What role does religion play in your life? I imagine every person reading this will have a slightly different answer.
In this modern-day of social media, consumerism, and an endless expanse of social, religious, and political ideologies, gone is the idea that you must live with the religion you were born into. I know and have shared stories with many couples who practice a religion different from what their parents chose for them. I know many people who have converted to join the religion of their spouse, or have converted to have one unified religion in their household. And for every family I have met who has a parent who converted, I know a family with parents who choose not to convert, and raise their children practicing both religions. The religious landscape is a varied one.
The religious landscape in my home is slightly more straightforward since my husband and I were both raised Catholic. However, for the past several years we have “lapsed.” To be honest, neither of us every really thought much about religion, except for the occasional conversation when a friend would bring it up. We always supplied our stock answer about how we were Catholic, but had issues with the current practices of the church, and struggle with how our political beliefs do not blend with those of the Church..so on and so forth. I never felt any pressure to practice, I never thought about joining our local parish, I was very comfortable letting my religious beliefs and practice lay dormant in my the background of my hectic life.
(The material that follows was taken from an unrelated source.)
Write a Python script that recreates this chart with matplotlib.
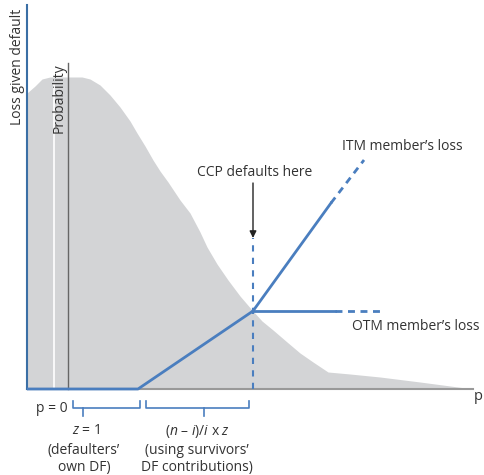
import matplotlib
matplotlib.use("Agg")
import matplotlib.pyplot as plt

plt.rcParams["font.family"] = ["Open Sans", "DejaVu Sans"]
plt.rcParams["mathtext.fontset"] = "custom"
plt.rcParams["mathtext.it"] = "Open Sans:italic"
plt.rcParams["mathtext.rm"] = "Open Sans"

# Probability density of losses (x = loss, y = height above axis)
dens_x = [0, 8, 15, 23, 55, 63, 73, 83, 93, 103, 110, 118, 126, 133, 141, 153,
          163, 173, 180, 190, 201, 213, 225, 235, 246, 260, 273, 286, 295, 301,
          323, 353, 393, 446]
dens_y = [296, 303, 310, 312, 312, 310, 304, 294, 282, 268, 256, 243, 229, 218,
          207, 189, 176, 157, 142, 125, 109, 93, 79, 68, 59, 47, 36, 27, 21, 17,
          15, 12, 7, 0]

# Loss given default path and the two branches after CCP default
lgd_x = [0, 111, 226]
lgd_y = [0, 0, 78]
itm_solid_x, itm_solid_y = [226, 304], [78, 186]
itm_dash_x, itm_dash_y = [304, 337], [186, 229]
otm_solid_x, otm_solid_y = [226, 308], [78, 78]
otm_dash_x, otm_dash_y = [308, 355], [78, 78]
ccp_x = 226

BLUE = "#4a7ebf"
GREY = "#d3d4d6"
TXT = "#333333"
FS = 10

fig = plt.figure(figsize=(4.85, 4.75), dpi=100)
ax = fig.add_axes([0, 0, 1, 1])
ax.set_xlim(-27, 458)
ax.set_ylim(-86, 389)
ax.axis("off")

ax.fill_between(dens_x, 0, dens_y, color=GREY, lw=0, zorder=1)
ax.plot([27, 27], [0, 304], color="white", lw=1.2, zorder=2)
ax.plot([41, 41], [0, 326], color="#666666", lw=1.0, zorder=2)
ax.text(32, 291, "Probability", rotation=90, ha="center", va="center",
        fontsize=FS, color=TXT, zorder=3)

# axes
ax.plot([0, 446], [0, 0], color="#999999", lw=1.5, zorder=2)
ax.plot([0, 0], [0, 384], color="#3a6fa5", lw=1.5, zorder=4)
ax.text(-9, 322, "Loss given default", rotation=90, ha="center", va="center",
        fontsize=FS, color=TXT)
ax.text(451, -7, "p", ha="center", va="center", fontsize=FS + 0.5, color=TXT)

# loss lines
ax.plot(lgd_x, lgd_y, color=BLUE, lw=2, zorder=5, solid_capstyle="butt")
ax.plot(itm_solid_x, itm_solid_y, color=BLUE, lw=2, zorder=5)
ax.plot(itm_dash_x, itm_dash_y, color=BLUE, lw=2, ls=(0, (2.5, 2)), zorder=5)
ax.plot(otm_solid_x, otm_solid_y, color=BLUE, lw=2, zorder=5)
ax.plot(otm_dash_x, otm_dash_y, color=BLUE, lw=2, ls=(0, (2.5, 2)), zorder=5)
ax.plot([ccp_x, ccp_x], [0, 151], color=BLUE, lw=1.5, ls=(0, (3, 3)), zorder=4)

ax.annotate("", xy=(ccp_x, 151), xytext=(ccp_x, 206),
            arrowprops=dict(arrowstyle="-|>", color="#222222", lw=1.0,
                            mutation_scale=10, shrinkA=0, shrinkB=0))
ax.text(ccp_x + 2, 217, "CCP defaults here", ha="center", va="center",
        fontsize=FS, color=TXT)
ax.text(315, 243, "ITM member\u2019s loss", ha="left", va="center",
        fontsize=FS, color=TXT)
ax.text(325, 63, "OTM member\u2019s loss", ha="left", va="center",
        fontsize=FS, color=TXT)

# brackets below the axis
for x0, x1, xt in [(46, 113, 56), (119, 222, 177)]:
    ax.plot([x0, x0, x1, x1], [-12, -19, -19, -12], color=BLUE, lw=1.2)
    ax.plot([xt, xt], [-19, -27], color=BLUE, lw=1.2)

ax.text(41, -19, "p = 0", ha="right", va="center", fontsize=FS, color=TXT)
ax.text(59, -42, r"$z$ = 1", ha="center", va="center", fontsize=FS, color=TXT)
ax.text(57, -70, "(defaulters\u2019\nown DF)", ha="center", va="center",
        fontsize=FS, color=TXT, linespacing=1.25)
ax.text(170, -42, "($n$ \u2013 $i$)/$i$ x $z$", ha="center", va="center",
        fontsize=FS, color=TXT)
ax.text(170, -70, "(using survivors\u2019\nDF contributions)", ha="center",
        va="center", fontsize=FS, color=TXT, linespacing=1.25)

fig.savefig("out.png", dpi=100)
Then one day, my five-year old started asking, “Why don’t we go to church?” which evolved into “Why can’t I go to church?” which quickly became “Do you know there is a thing called Sunday School? Why can’t I go???” This caught both my husband and I by surprise; we were perplexed with how we should handle it.
After several conversations with our daughter, our parents, the religious education coordinator at the church, and the priest, we made the decision to enroll our daughter in catechism. The decision was not an easy one. There are ideological issues we have with the church, we are not entirely sold on joining this specific parish, and of course there is the practicality of where we will find the time to fit everything in! But, at the end of the day, we felt, that as parents, we could not deny our daughter access to religion. If she asks to attend church and be part of a community, it is our responsibility to help her do so. As she gets older and can better understand the ideology, her feelings could change, as could ours. So going forward we will help to guide her the best we can, and to answer her questions the best we are able. Ultimately, I don’t see myself winning eucharistic minister of the year, or forcing my teenager out of bed in the morning to attend mass. But just like all other aspects of parenting, only time will tell.